Cubby houses provide a fun and stimulating environment for children.
A cubby house is a small, enclosed structure typically made of wood, with a door and windows. They are popular in Australia and New Zealand and often used as children's playhouses. Cubby houses are usually designed for younger children, but more complex designs may be suitable for older children as well.
Children often like to pretend to be in a different world, and there is no end to their imagination. From pirate adventures to haunted mansions, a cubby house can provide inspiration for a myriad of different scenarios. Many cubby houses have a specific theme, for instance, there are pirate ship replicas that fly the black flag, while other cubby houses resemble little castles with their fake stone walls.
A cubby house can make the centerpiece of an entire make-believe adventure. This kind of imaginative play is often called unstructured and often doesn't have any rules. It helps kids learn lifelong skills and helps mental development and exploration. Children play games as a way to test boundaries and replicate scenarios in the real world, even if embellished by a little magic.
A cubby house is a great way for kids to learn some problem-solving skills. It's like a little house, and so children need to learn how to organise their toys, and make it their own space. Manipulating these amazing play structures also helps children make accidental discoveries, for instance, that looking through the little attachable telescopes can help them see far away objects, or that the little megaphone accessories can amplify sound.
Some cubby houses also have little pretend kitchens and workbenches which can facilitate a whole array of different games and learning. This can help them learn some basic cooking and workmanship skills, where they can pretend to be little chefs and builders.
When kids play together in a cubby house they are able to learn social skills. Interaction between children, especially during unstructured play, results in children mirroring each other and learning about various social cocepts through play, whether that's fairness, cooperation, or communication. Play helps children read both verbal and non-verbal communication ques including facial expressions, gestures, and body language.
By learning these social skills children are better able to maintain relationships in adult life and become far better at conflict management and recognising and responding appropriately to feelings, which forms the basis for empathy.
Cubby houses often have climbing nets, monkey bars and other climbing features which can help children develop physically. Climbing is well known to help build upper body strength, phyiscal awareness and to strengthen bones. Weight bearing activities such as climbing are encouraged by pediatricians because they help develop motor skills, balance and hand/foot coordination.

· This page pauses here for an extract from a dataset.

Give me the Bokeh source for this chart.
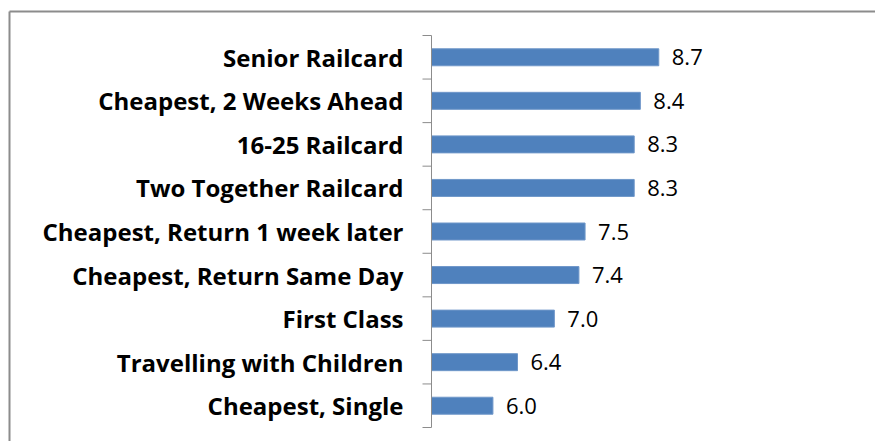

This kind of physical play can help encourage children to be more active later in life, as they will have both the habit and the physical foundation to engage in more vigorous physical exercise. By keeping kids more active, cubby hosues can also help reduce child obesity and diabetes.
In families with lots of children, cubby houses can be a great way to encourage siblings to play together. Boys often prefer the climbing features of cubby houses, while girls enjoy the play kitchens and pretend tea parties. It's a great way to get the kids outside for some games and have them socialise with themselves and their friends.
There are plenty of games that will have all the kids playing together and enjoying themselves. Some examples of games that can be played in a cubby house include tag, Simon says and various other unstructured pretend adventures.